Environmental Engineering - Balanced Solutions to Complex Environmental Challenges

April 17, 2026|1:00 PM Europe/Dublin

The topic of balanced solutions in environmental engineering—addressing interconnected stresses on water, ecosystems, pollution, and carbon cycles—carries heightened urgency in early 2026.

Ireland entered its second carbon budget period on January 1, 2026, running through 2030. This legally binds the country to deliver the remaining portion of its 51% emissions reduction target by 2030 relative to 2018 levels, following shortfalls in the first budget (2021-2025). Recent EPA data show Ireland missing key Effort Sharing Regulation targets despite progress in EU ETS sectors, raising the prospect of costs up to €20 billion in compliance penalties or transfers by decade's end.

The Climate Action Plan 2025, approved in April 2025 and the final roadmap before the current budget phase intensifies, sharpened focus on accelerating delivery across electricity, transport, heating, agriculture, and land use. It builds on prior plans but underscores that decisive implementation is now non-negotiable to avoid carry-over deficits and maintain credibility under EU obligations.

Globally, the COP30 conference in Belém, Brazil, concluded in November 2025 with the Belém Political Package.

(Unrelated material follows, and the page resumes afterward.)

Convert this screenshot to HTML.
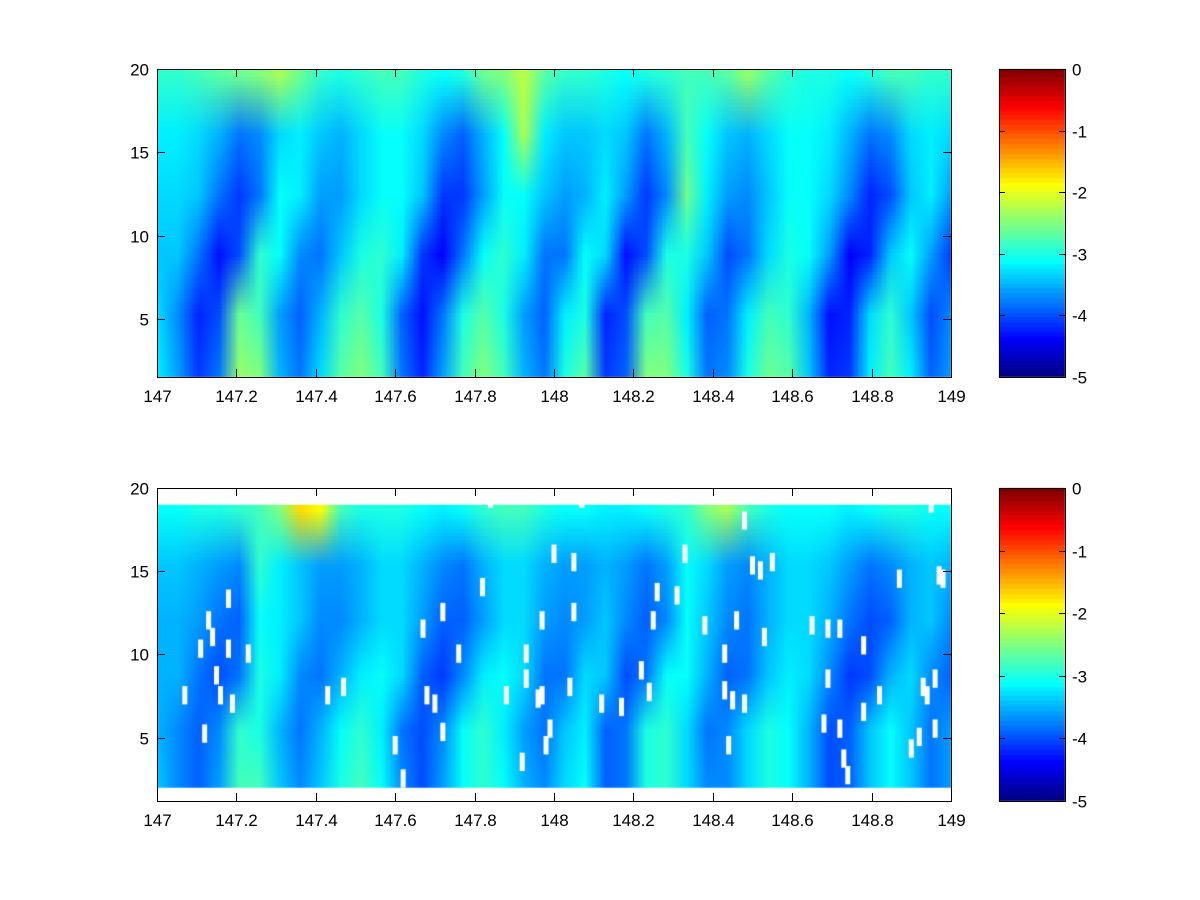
<!DOCTYPE html>
<html><head><meta charset="utf-8">
<style>
html,body{margin:0;padding:0;background:#fff;}
#wrap{position:relative;width:1200px;height:900px;overflow:hidden;}
canvas,svg{position:absolute;left:0;top:0;}
text{font-family:"Liberation Sans",sans-serif;font-size:17px;fill:#000;}
</style></head>
<body>
<div id="wrap">
<canvas id="cv" width="1200" height="900"></canvas>
<svg id="sv" width="1200" height="900"></svg>
</div>
<script>
// ---- data ----
const xTicks = [147,147.2,147.4,147.6,147.8,148,148.2,148.4,148.6,148.8,149];
const yTicks = [5,10,15,20];
const cbTicks = [0,-1,-2,-3,-4,-5];
const xMin = 147, xMax = 149;
const topRowY = [18.5,15,11.5,8,5,2.5];
const topGrid = [
[-2.9,-2.9,-2.8,-2.7,-2.6,-2.5,-2.3,-2.6,-2.9,-3.0,-2.9,-2.8,-2.8,-3.0,-3.1,-3.0,-2.6,-2.5,-2.2,-2.7,-2.9,-2.9,-3.0,-3.1,-3.0,-2.9,-2.8,-2.8,-2.7,-2.4,-2.7,-2.9,-3.0,-3.0,-3.1,-3.0,-2.8,-2.8,-2.9,-2.9],
[-3.2,-3.2,-3.3,-3.5,-3.8,-3.7,-3.3,-3.2,-3.4,-3.5,-3.3,-3.1,-3.1,-3.3,-3.7,-3.9,-3.5,-3.1,-2.3,-3.2,-3.4,-3.4,-3.3,-3.4,-3.8,-3.5,-2.8,-3.1,-3.4,-3.5,-3.3,-3.1,-3.1,-3.2,-3.5,-3.8,-3.7,-3.3,-3.2,-3.3],
[-3.3,-3.3,-3.4,-3.8,-4.1,-3.8,-3.1,-3.2,-3.6,-3.6,-3.3,-3.1,-3.1,-3.4,-4.1,-4.1,-3.6,-3.1,-3.1,-3.4,-3.6,-3.5,-3.2,-3.6,-4.1,-3.7,-2.6,-3.2,-3.6,-3.7,-3.4,-3.1,-3.1,-3.3,-3.7,-4.2,-4.0,-3.4,-3.2,-3.6],
[-3.4,-3.4,-3.8,-4.3,-4.0,-2.9,-3.1,-3.7,-3.8,-3.4,-3.0,-2.9,-3.2,-4.1,-4.4,-3.8,-3.1,-2.9,-3.2,-3.8,-3.8,-3.1,-3.3,-4.3,-4.0,-3.0,-3.0,-3.4,-4.0,-3.8,-3.3,-3.0,-3.1,-3.6,-4.4,-4.2,-3.4,-3.1,-3.6,-4.1],
[-3.3,-3.7,-4.2,-4.0,-2.6,-2.8,-3.6,-3.9,-3.5,-2.9,-2.7,-3.0,-3.9,-4.3,-3.8,-3.0,-2.7,-3.0,-3.6,-3.9,-3.2,-3.0,-4.2,-4.0,-2.8,-2.7,-3.2,-3.9,-3.8,-3.2,-2.8,-2.9,-3.5,-4.3,-4.2,-3.3,-2.9,-3.4,-4.0,-3.7],
[-3.2,-3.6,-4.1,-3.8,-2.4,-2.5,-3.5,-3.8,-3.3,-2.7,-2.5,-2.8,-3.8,-4.2,-3.6,-2.8,-2.5,-2.8,-3.5,-3.8,-3.0,-2.7,-4.1,-3.9,-2.5,-2.5,-3.0,-3.8,-3.7,-3.0,-2.6,-2.7,-3.4,-4.2,-4.1,-3.2,-2.8,-3.2,-3.9,-3.6]
];
const botRowY = [18.5,15,11.5,8,5,2.5];
const botGrid = [
[-3.1,-3.1,-3.0,-3.0,-2.9,-2.8,-2.5,-1.7,-1.9,-2.8,-3.0,-3.0,-3.0,-3.1,-3.2,-3.1,-2.9,-2.8,-2.8,-3.0,-3.1,-3.1,-3.2,-3.2,-3.1,-3.0,-2.9,-2.5,-2.3,-2.8,-3.0,-3.1,-3.1,-3.1,-3.2,-3.1,-3.0,-3.0,-3.1,-3.1],
[-3.4,-3.4,-3.5,-3.6,-3.7,-2.9,-3.2,-3.4,-3.6,-3.6,-3.5,-3.3,-3.3,-3.5,-3.7,-3.8,-3.5,-3.3,-3.3,-3.5,-3.6,-3.6,-3.5,-3.6,-3.8,-3.6,-3.1,-3.3,-3.6,-3.7,-3.5,-3.3,-3.3,-3.4,-3.6,-3.8,-3.7,-3.5,-3.4,-3.5],
[-3.5,-3.5,-3.6,-3.8,-3.9,-3.1,-3.2,-3.4,-3.7,-3.7,-3.5,-3.3,-3.3,-3.6,-3.9,-3.9,-3.6,-3.3,-3.3,-3.6,-3.7,-3.6,-3.4,-3.7,-3.9,-3.7,-3.1,-3.4,-3.7,-3.8,-3.5,-3.3,-3.3,-3.5,-3.8,-4.0,-3.9,-3.5,-3.4,-3.7],
[-3.5,-3.5,-3.8,-4.0,-3.8,-3.0,-3.2,-3.7,-3.8,-3.5,-3.2,-3.1,-3.3,-3.9,-4.1,-3.7,-3.2,-3.1,-3.3,-3.8,-3.8,-3.3,-3.4,-4.0,-3.8,-3.1,-3.1,-3.5,-3.9,-3.8,-3.4,-3.2,-3.3,-3.7,-4.1,-4.0,-3.5,-3.3,-3.7,-3.9],
[-3.5,-3.7,-3.9,-3.7,-2.9,-3.0,-3.5,-3.8,-3.5,-3.1,-2.9,-3.2,-3.8,-4.0,-3.7,-3.1,-2.9,-3.2,-3.6,-3.8,-3.4,-3.2,-3.9,-3.8,-3.0,-2.9,-3.3,-3.8,-3.7,-3.3,-3.0,-3.1,-3.5,-4.0,-3.9,-3.4,-3.1,-3.4,-3.8,-3.6],
[-3.4,-3.7,-3.9,-3.6,-2.8,-2.8,-3.4,-3.7,-3.4,-3.0,-2.8,-3.1,-3.7,-4.0,-3.6,-3.1,-2.9,-3.1,-3.5,-3.7,-3.3,-3.1,-3.9,-3.8,-3.0,-2.9,-3.3,-3.7,-3.7,-3.3,-3.0,-3.1,-3.5,-4.0,-3.9,-3.4,-3.1,-3.4,-3.8,-3.6]
];
const gapX = [147.07,147.12,147.13,147.14,147.11,147.15,147.18,147.18,147.19,147.23,147.16,147.43,147.47,147.6,147.62,147.72,147.76,147.68,147.7,147.72,147.67,147.82,147.88,147.93,147.93,147.97,147.97,147.96,147.92,147.98,147.99,148.0,148.05,148.04,148.05,148.12,148.17,148.22,148.26,148.24,148.25,148.31,148.33,148.38,148.43,148.44,148.43,148.45,148.46,148.48,148.5,148.52,148.53,148.55,148.48,148.65,148.69,148.68,148.69,148.73,148.74,148.72,148.72,148.78,148.78,148.82,148.87,148.9,148.93,148.94,148.96,148.98,148.97,148.96,148.95,148.92,147.84,148.07];
const gapY = [7,4.7,11.5,10.5,9.8,8.2,12.8,9.8,6.5,9.5,7,7,7.5,4,2,12,9.5,7,6.5,4.8,11,13.5,7,9.5,8,11.5,7,6.8,3,4,5,15.5,15,7.5,12,6.5,6.3,8.5,13.2,7.2,11.5,13,15.5,11.2,9.5,4,7.3,6.7,11.5,17.5,14.8,14.5,10.5,15,6.5,11.2,11,5.3,8,3.2,2.2,5,11,10,6,7,14,3.8,7.5,7,8,14,14.2,5,18.5,4.5,18.8,18.8];

// ---- layout ----
const panels = [
 {name:'top', L:157,R:951,T:69,B:377,yMax:20,yMin:1.55,grid:topGrid,rowY:topRowY,dataTop:20,dataBot:1.55,cbT:69,cbB:377},
 {name:'bottom', L:157,R:951,T:488,B:801,yMax:20,yMin:1.2,grid:botGrid,rowY:botRowY,dataTop:19,dataBot:2,cbT:488,cbB:801}
];
function jet(v){
  let t=(v+5)/5; t=Math.max(0,Math.min(1,t));
  const c=x=>Math.round(255*Math.max(0,Math.min(1,x)));
  return [c(1.5-Math.abs(4*t-3)),c(1.5-Math.abs(4*t-2)),c(1.5-Math.abs(4*t-1))];
}
const cv=document.getElementById('cv'), ctx=cv.getContext('2d');
const sv=document.getElementById('sv'), NS='http://www.w3.org/2000/svg';
function mk(tag,attrs,parent){const e=document.createElementNS(NS,tag);for(const k in attrs)e.setAttribute(k,attrs[k]);(parent||sv).appendChild(e);return e;}

panels.forEach(p=>{
  const xs=v=>p.L+(v-xMin)/(xMax-xMin)*(p.R-p.L);
  const ys=v=>p.T+(p.yMax-v)/(p.yMax-p.yMin)*(p.B-p.T);
  const nc=p.grid[0].length, nr=p.grid.length;
  const sm=document.createElement('canvas'); sm.width=nc; sm.height=nr;
  const sc=sm.getContext('2d'); const img=sc.createImageData(nc,nr);
  for(let r=0;r<nr;r++)for(let c=0;c<nc;c++){const col=jet(p.grid[r][c]);const i=(r*nc+c)*4;img.data[i]=col[0];img.data[i+1]=col[1];img.data[i+2]=col[2];img.data[i+3]=255;}
  sc.putImageData(img,0,0);
  ctx.imageSmoothingEnabled=true;
  const y0=ys(p.dataTop), y1=ys(p.dataBot);
  ctx.save(); ctx.beginPath(); ctx.rect(p.L,y0,p.R-p.L,y1-y0); ctx.clip();
  const cw=(p.R-p.L)/nc, rh=(y1-y0)/nr;
  ctx.drawImage(sm,p.L-cw/2,y0-rh/2,p.R-p.L+cw,y1-y0+rh);
  ctx.restore();
  if(p.name==='bottom'){
    ctx.fillStyle='#fff';
    gapX.forEach((gx,i)=>{ctx.fillRect(xs(gx)-2.5,ys(gapY[i]+1.1),5,ys(gapY[i])-ys(gapY[i]+1.1));});
  }
  // colorbar
  for(let y=p.cbT;y<p.cbB;y++){const v=-5*(y-p.cbT)/(p.cbB-p.cbT);const q=Math.round(v*64/5)*5/64;const col=jet(q);ctx.fillStyle=`rgb(${col})`;ctx.fillRect(999,y,66,1);}
  const g=mk('g',{});
  
  
  const fr=mk('rect',{x:p.L+.5,y:p.T+.5,width:p.R-p.L,height:p.B-p.T,fill:'none',stroke:'#000','stroke-width':1},g);
  
  
  xTicks.forEach(v=>{const x=Math.round(xs(v))+.5;
    mk('line',{x1:x,x2:x,y1:p.B,y2:p.B-8,stroke:'#000'},g);mk('line',{x1:x,x2:x,y1:p.T,y2:p.T+8,stroke:'#000'},g);
    const t=mk('text',{x:x,y:p.B+25,'text-anchor':'middle'},g);t.textContent=String(v);
    
    });
  yTicks.forEach(v=>{const y=Math.round(ys(v))+.5;
    mk('line',{x1:p.L,x2:p.L+8,y1:y,y2:y,stroke:'#000'},g);mk('line',{x1:p.R,x2:p.R-8,y1:y,y2:y,stroke:'#000'},g);
    const t=mk('text',{x:p.L-8,y:y+6,'text-anchor':'end'},g);t.textContent=String(v);
    
    });
  const cb=mk('rect',{x:999.5,y:p.cbT+.5,width:66,height:p.cbB-p.cbT,fill:'none',stroke:'#000'},g);
  
  
  cbTicks.forEach(v=>{const y=Math.round(p.cbT+(-v)/5*(p.cbB-p.cbT))+.5;
    mk('line',{x1:999,x2:1005,y1:y,y2:y,stroke:'#000'},g);mk('line',{x1:1065,x2:1059,y1:y,y2:y,stroke:'#000'},g);
    const t=mk('text',{x:1072,y:y+6},g);t.textContent=String(v);
    
    });
});
</script>
</body></html>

It included compromises on ambition gaps, adaptation finance (with commitments to triple flows), forest protection advances such as the Tropical Forests Forever Facility nearing significant funding, and a just transition mechanism for workers in the energy shift. The outcome emphasized implementation over new pledges, reflecting a decade since Paris and pressure to demonstrate tangible progress amid intensifying impacts.

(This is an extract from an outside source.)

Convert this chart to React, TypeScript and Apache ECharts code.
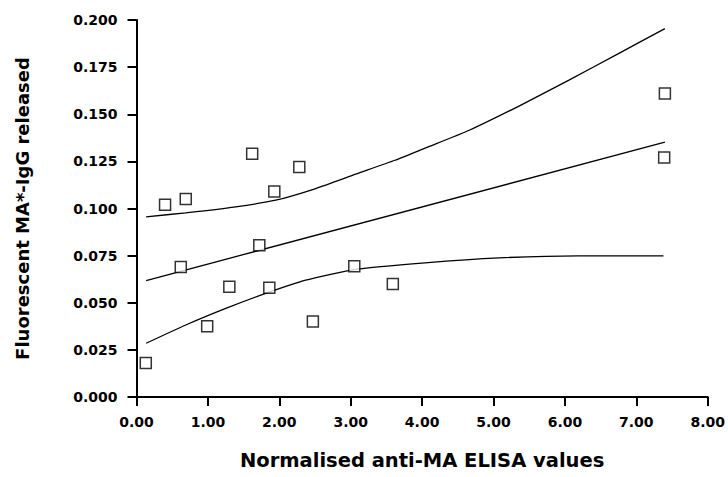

In the EU, the Green Deal advances with the definitive phase of the Carbon Border Adjustment Mechanism (CBAM) starting in 2026, imposing costs on high-emission imports and pushing industries toward cleaner processes. Preparations for post-2030 climate framework consultations launched in February 2026 signal ongoing tightening of targets.

These developments converge on environmental engineers, who design practical interventions for water treatment, pollution control (including septic systems affecting groundwater), karst hydrology complexities in regions like Ireland, and wetland management for carbon sequestration and flood resilience. Population growth and resource limits amplify these pressures, while recent policy deadlines demand scalable, evidence-based solutions that balance technical feasibility, cost, and ecological outcomes.

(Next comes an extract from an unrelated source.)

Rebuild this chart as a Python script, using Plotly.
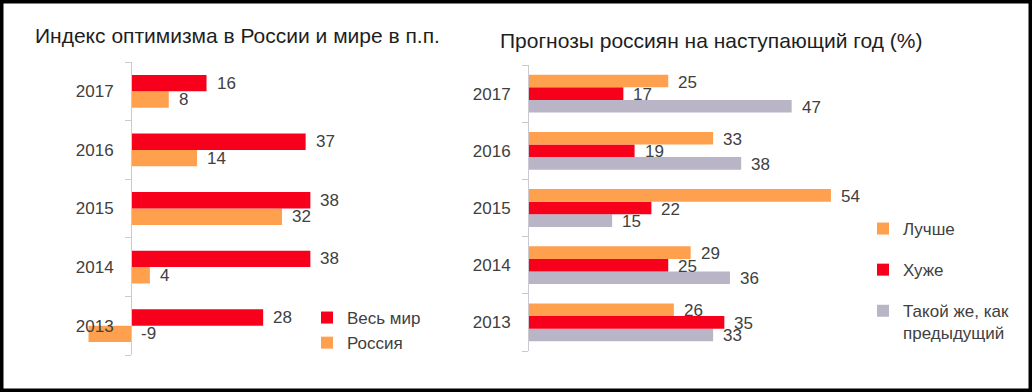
import plotly.graph_objects as go

# ---------------- data ----------------
years = ["2013", "2014", "2015", "2016", "2017"]

# Left chart: optimism index (p.p.)
world = [28, 38, 38, 37, 16]        # Весь мир
russia = [-9, 4, 32, 14, 8]         # Россия

# Right chart: forecasts of Russians (%)
better = [26, 29, 54, 33, 25]       # Лучше
worse = [35, 25, 22, 19, 17]        # Хуже
same = [33, 36, 15, 38, 47]         # Такой же, как предыдущий

left_title = "Индекс оптимизма в России и мире в п.п."
right_title = "Прогнозы россиян на наступающий год (%)"

# ---------------- style ----------------
RED = "#F7001C"
ORANGE = "#FFA04F"
GRAY = "#B9B4C6"
AXIS = "#CBCAD3"
TXT = "#404040"
FONT = "Liberation Sans, Arial, sans-serif"
W, H = 1032, 392

fig = go.Figure()

# Left chart traces (first trace sits lowest in a horizontal group)
fig.add_trace(go.Bar(y=years, x=russia, orientation="h", name="Россия",
                     marker=dict(color=ORANGE, line=dict(width=0)),
                     xaxis="x", yaxis="y", legend="legend", legendgroup="r",
                     legendrank=2, hoverinfo="skip"))
fig.add_trace(go.Bar(y=years, x=world, orientation="h", name="Весь мир",
                     marker=dict(color=RED, line=dict(width=0)),
                     xaxis="x", yaxis="y", legend="legend", legendgroup="w",
                     legendrank=1, hoverinfo="skip"))

# Right chart traces
fig.add_trace(go.Bar(y=years, x=same, orientation="h", name="Такой же, как<br>предыдущий",
                     marker=dict(color=GRAY, line=dict(width=0)),
                     xaxis="x2", yaxis="y2", legend="legend2", legendgroup="s",
                     legendrank=3, hoverinfo="skip"))
fig.add_trace(go.Bar(y=years, x=worse, orientation="h", name="Хуже",
                     marker=dict(color=RED, line=dict(width=0)),
                     xaxis="x2", yaxis="y2", legend="legend2", legendgroup="wo",
                     legendrank=2, hoverinfo="skip"))
fig.add_trace(go.Bar(y=years, x=better, orientation="h", name="Лучше",
                     marker=dict(color=ORANGE, line=dict(width=0)),
                     xaxis="x2", yaxis="y2", legend="legend2", legendgroup="b",
                     legendrank=1, hoverinfo="skip"))

# ---------------- axes geometry ----------------
xr1 = [-10, 45]
dom_x1 = [83.8 / W, 343.4 / W]
dom_y1 = [(H - 355) / H, (H - 62) / H]
xr2 = [0, 62]
dom_x2 = [528 / W, 875.8 / W]
dom_y2 = [(H - 351) / H, (H - 65) / H]


def zero_pos(rng, dom):
    return dom[0] + (0 - rng[0]) / (rng[1] - rng[0]) * (dom[1] - dom[0])


gap1 = 0.44
gap2 = 0.34

yaxis_common = dict(type="category", categoryorder="array", categoryarray=years,
                    range=[-0.5, 4.5], showline=True, linecolor=AXIS, linewidth=1,
                    ticks="outside", tickson="boundaries", ticklen=6, tickcolor=AXIS,
                    tickwidth=1, showgrid=False, zeroline=False,
                    tickfont=dict(family=FONT, size=17, color=TXT),
                    ticklabelstandoff=14, fixedrange=True)
xaxis_common = dict(visible=False, showgrid=False, zeroline=False, fixedrange=True)

fig.update_layout(
    width=W, height=H,
    margin=dict(l=0, r=0, t=0, b=0),
    paper_bgcolor="white", plot_bgcolor="rgba(0,0,0,0)",
    barmode="group",
    font=dict(family=FONT, color=TXT),
    xaxis=dict(**xaxis_common, range=xr1, domain=dom_x1, anchor="y"),
    yaxis=dict(**yaxis_common, domain=dom_y1, anchor="free",
               position=zero_pos(xr1, dom_x1)),
    xaxis2=dict(**xaxis_common, range=xr2, domain=dom_x2, anchor="y2"),
    yaxis2=dict(**yaxis_common, domain=dom_y2, anchor="free",
                position=zero_pos(xr2, dom_x2)),
    legend=dict(x=307 / W, y=1 - 300 / H, xanchor="left", yanchor="top",
                traceorder="grouped", tracegroupgap=0,
                font=dict(family=FONT, size=17, color=TXT),
                bgcolor="rgba(0,0,0,0)", itemclick=False, itemdoubleclick=False),
    legend2=dict(x=863 / W, y=1 - 211 / H, xanchor="left", yanchor="top",
                 traceorder="grouped", tracegroupgap=16, valign="top",
                 font=dict(family=FONT, size=17, color=TXT),
                 bgcolor="rgba(0,0,0,0)", itemclick=False, itemdoubleclick=False),
    showlegend=True,
)

# bar thickness / position inside each category slot
w1 = (1 - gap1) / 2
for i, tr in enumerate(fig.data[:2]):
    tr.width = w1
    tr.offset = -(1 - gap1) / 2 + i * w1
w2 = (1 - gap2) / 3
for i, tr in enumerate(fig.data[2:]):
    tr.width = w2
    tr.offset = -(1 - gap2) / 2 + i * w2

# ---------------- value labels ----------------
annotations = []
for k, vals in enumerate([russia, world]):
    off = -(1 - gap1) / 2 + (k + 0.5) * w1
    for i, v in enumerate(vals):
        annotations.append(dict(x=max(v, 0), y=i + off, xref="x", yref="y",
                                text=str(v), showarrow=False, xanchor="left",
                                yanchor="middle", xshift=8,
                                font=dict(family=FONT, size=17, color=TXT)))
for k, vals in enumerate([same, worse, better]):
    off = -(1 - gap2) / 2 + (k + 0.5) * w2
    for i, v in enumerate(vals):
        annotations.append(dict(x=max(v, 0), y=i + off, xref="x2", yref="y2",
                                text=str(v), showarrow=False, xanchor="left",
                                yanchor="middle", xshift=8, yshift=-1,
                                font=dict(family=FONT, size=17, color=TXT)))

# titles
annotations.append(dict(x=33 / W, y=1 - 35 / H, xref="paper", yref="paper",
                        text=left_title, showarrow=False, xanchor="left",
                        yanchor="middle",
                        font=dict(family=FONT, size=21, color="#1E1E1E")))
annotations.append(dict(x=498 / W, y=1 - 40 / H, xref="paper", yref="paper",
                        text=right_title, showarrow=False, xanchor="left",
                        yanchor="middle",
                        font=dict(family=FONT, size=21, color="#1E1E1E")))
fig.update_layout(annotations=annotations)

# black frame around the picture
fig.add_shape(type="rect", xref="paper", yref="paper", x0=0, x1=1, y0=0, y1=1,
              line=dict(color="black", width=7), fillcolor="rgba(0,0,0,0)")

fig.write_html("out.html",
               config={"displayModeBar": False},
               post_script="document.body.style.margin='0';"
                           "document.body.style.overflow='hidden';")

Real-world stakes are immediate: communities face worsening flood and drought risks, degraded water quality, biodiversity loss, and economic exposure from non-compliance. Farmers, rural households reliant on private wastewater systems, coastal and karst areas vulnerable to pollution transport, and urban planners needing resilient infrastructure all depend on such engineering advances to adapt without disproportionate harm.